Critique de “Shelters” par Marie Annick Gaudaré

Shelters


Avec cette nouvelle série, Eric Kaiser s’inscrit dans le cercle très restreint des artistes peintres du début de ce XXIème siècle marqués par la tradition du portrait, comme Lucien Freud ou Elizabeth Peyton. Les personnages portraiturés sont associés, par une composition en diptyque, à un abri.

Le thème de l’abri fut motivé par les événements français de l’hiver 2006, couverts par les médias, qui mobilisa l’association des Enfants de Don Quichotte aux côtés des sans-domicile-fixe, des sans-abris, d’exclus de la société. Eric Kaiser allie ici préoccupations sociales contemporaines et représentation classique du portrait. Parmi les personnages représentés , on compte des anonymes, qui pourraient être un sans-abri ou le visiteur, mais aussi des célébrités politiques, religieuses, culturelles : le président iranien Ahmadinejad , le Pape Benoit XVI, Beckett… En associant des personnalités à des anonymes, il universalise ce besoin d’abri.

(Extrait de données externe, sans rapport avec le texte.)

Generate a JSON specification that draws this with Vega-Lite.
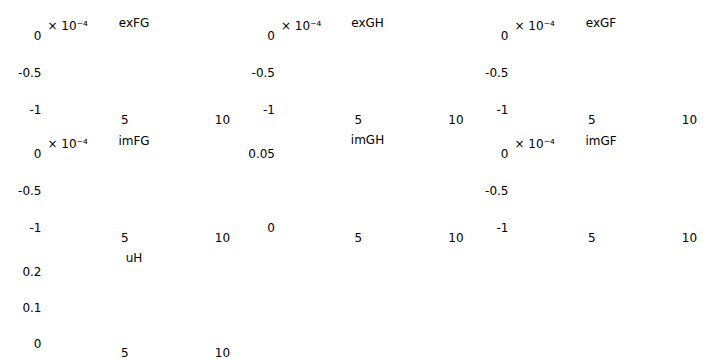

Tous ces portraits comportent une charge d’intimité, qui nous les rend proches, quels que soient les sentiments exprimés ou éprouvés à leur égard. Petit format et cadrage rapproché (parfois proche de la photo d’identité) soulignent le caractère privé de ces tableaux. Eric Kaiser se concentre sur l’expression saisie par surprise de visages, la plupart perdus dans leurs pensées, en dialogue intérieur, exprimant souvent une tension : doute, inquiétude, crispation, lassitude, tristesse… Et il parvient ainsi à doter les personnages officiels d’une apparence de privauté qui engendre une confusion. Si le Pape seul sourit, les militaires iraniens en arrière-plan inquiètent. Deux des portraits, par leur regard orienté vers le spectateur, nous interpellent. Le repliement de chacun sur lui-même est souligné par des espaces introvertis traduits par des arrière-plans frontaux sans ouverture, sans échappée, sans profondeur.

Les abris en vis-à-vis semblent appartenir aux personnages, la poubelle de Beckett, la croix du Pape, l’arène du toréador. Pour d’autres, ils se chargent d’énigmes : des maisons sans porte ni fenêtre, des trous, des cercueils, des boites, des constructions géométriques. Isolés de tout environnement architectonique, perdus dans des espaces sans repère à la ligne d’horizon haute, ils deviennent des entités abstraites et mystérieuses. Les ombres projetées prononcées dramatisent et théâtralisent. Portraits et abris sont nettement séparés par la composition en diptyque et par des espaces propres sans interpénétration. De mise en distance, incertaine, interrogative, la relation entre le personnage et son abri paraît méfiante, comme l’expression d’une impossible ou difficile rencontre, pourtant attendue.

Regards dubitatifs et inhospitalité des abris génèrent une atmosphère étrange, corroborée par les titres. A la manière de Dada ou des surréalistes, ils se construisent par association, hybridation, fusion, confusion de mots, qui à la fois explicitent et troublent. Ils créent des univers émotionnels nouveaux, riches de suggestions.

Le tracé du pinceau ou la trace du couteau qu’on suit sans difficulté, mais aussi les fondus de couleurs ou les rappels chromatiques d’un panneau du diptyque à l’autre, révèlent une technique à la fois maitrisée et intuitive qui renforce l’expressivité des personnages.

Dans ce dernier travail, Eric Kaiser n’intervient pas en qualité d’observateur extérieur, mais comme metteur en scène ou directeur d’acteurs qui met en évidence une dimension sociale et psychologique. A première vue cette série de portraits semble répondre aux attentes d’un constat sobre de la réalité, le propos est cependant moins la véracité de la représentation que la traduction des tensions qui habitent l’homme (issus des tensions propres de l’artiste, récurrentes dans son œuvre).